Flow tube experiments: (1) The wall loss of SO₂ on the inner surface of the outside tube and the outside surface of the sample holder was subtracted. However, the wall loss of SO₂ in the presence of NH₃ and/or NO₂ would be larger even in the absence of seed aerosols (Ge et al., 2019), which may lead to an overestimation of γSO₂ in the presence of NH₃ and/or NO₂. Did the authors measure the γSO₂ in the presence of NH₃ and/or NO₂ without the presence of seed aerosols?

(2) Can 100 ppb of NO₂ oxidize 190 ppb of SO₂ at a detectable rate in around 1 min? The comparable γSO₂ in the absence and presence of NO₂ may not demonstrate that NO₂ is not an important oxidant of SO₂ if the enhanced uptake of SO₂ in the presence of NO₂ is too low under the experimental conditions of the paper.  

Specific comments:

Lines 191-192: Did the control experiments run in the presence of NH₃ and NO₂?

Lines 368-372: The oxidation of SO₂ by O₂ on the aqueous microdroplets has been found to occur under acidic conditions (pH <3).

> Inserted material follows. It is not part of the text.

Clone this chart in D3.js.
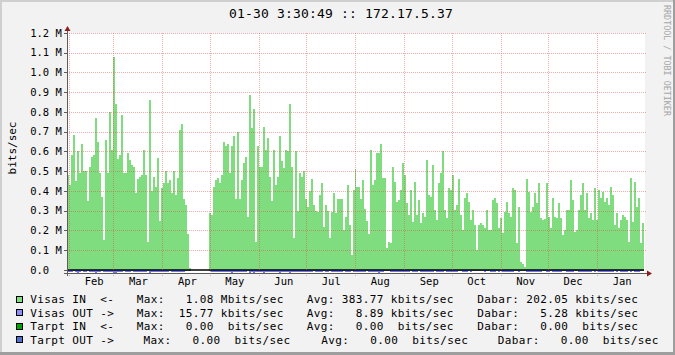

What is the aerosol pH of the mixture of ammonium nitrate and dust?   

Fig 5C: The AWC was attributed to individual components using E-AIM model. Are the concentrations of the total AWC consistent with the ISORROPIA model? At RH of 60%-80%, only ammonium nitrate aerosols contributed to the AWC. Does this indicate that ammonium sulfate aerosols are effloresced and phase-separated with ammonium nitrate aerosols? Please explain why ammonium sulfate aerosols and ammonium nitrate aerosols are not in the same liquid phase.

Lines 545-551: The authors should rule out the possibility that the enhanced uptake of SO₂ induced by NO₂ in the reaction time scale of the flow tube experiments is too low to be measured. Previous smog chamber experiments with longer reaction times have demonstrated that NO₂ can promote sulfate formation (Wang et al., 2016; Chen et al., 2019).

Technical comments:

Line 28: Write out “SOR”.

Fig 5: Variations of (A) concentrations…

References:

Chen, T., Chu, B., Ge, Y., Zhang, S., Ma, Q., He, H., and Li, S.-M.: Enhancement of aqueous sulfate formation by the coexistence of NO₂/NH₃ under high ionic strengths in aerosol water, Environ Pollut, 252, 236-244, 10.1016/j.envpol.2019.05.119, 2019.

Cheng, Y., Zheng, G., Wei, C., Mu, Q., Zheng, B., Wang, Z., Gao, M., Zhang, Q., He, K., Carmichael, G., Pöschl, U., and Su, H.: Reactive nitrogen chemistry in aerosol water as a source of sulfate during haze events in China, Sci. Adv., 2, 10.1126/sciadv.1601530, 2016.

Ge, S., Wang, G., Zhang, S., Li, D., Xie, Y., Wu, C., Yuan, Q., Chen, J., and Zhang, H.: Abundant NH₃ in China Enhances Atmospheric HONO Production by Promoting the Heterogeneous Reaction of SO₂ with NO₂, Environ Sci Technol, 53, 14339-14347, 10.1021/acs.est.9b04196, 2019.

Wang, G., Zhang, R., Gomez, M. E., Yang, L., Levy Zamora, M., Hu, M., Lin, Y., Peng, J., Guo, S., Meng, J., Li, J., Cheng, C., Hu, T., Ren, Y., Wang, Y., Gao, J., Cao, J., An, Z., Zhou, W., Li, G., Wang, J., Tian, P., Marrero-Ortiz, W., Secrest, J., Du, Z., Zheng, J., Shang, D., Zeng, L., Shao, M., Wang, W., Huang, Y., Wang, Y., Zhu, Y., Li, Y., Hu, J., Pan, B., Cai, L., Cheng, Y., Ji, Y., Zhang, F., Rosenfeld, D., Liss, P. S., Duce, R. A., Kolb, C. E., and Molina, M. J.: Persistent sulfate formation from London Fog to Chinese haze, Proc. Natl. Acad. Sci., 113, 13630-13635, 10.1073/pnas.1616540113, 2016.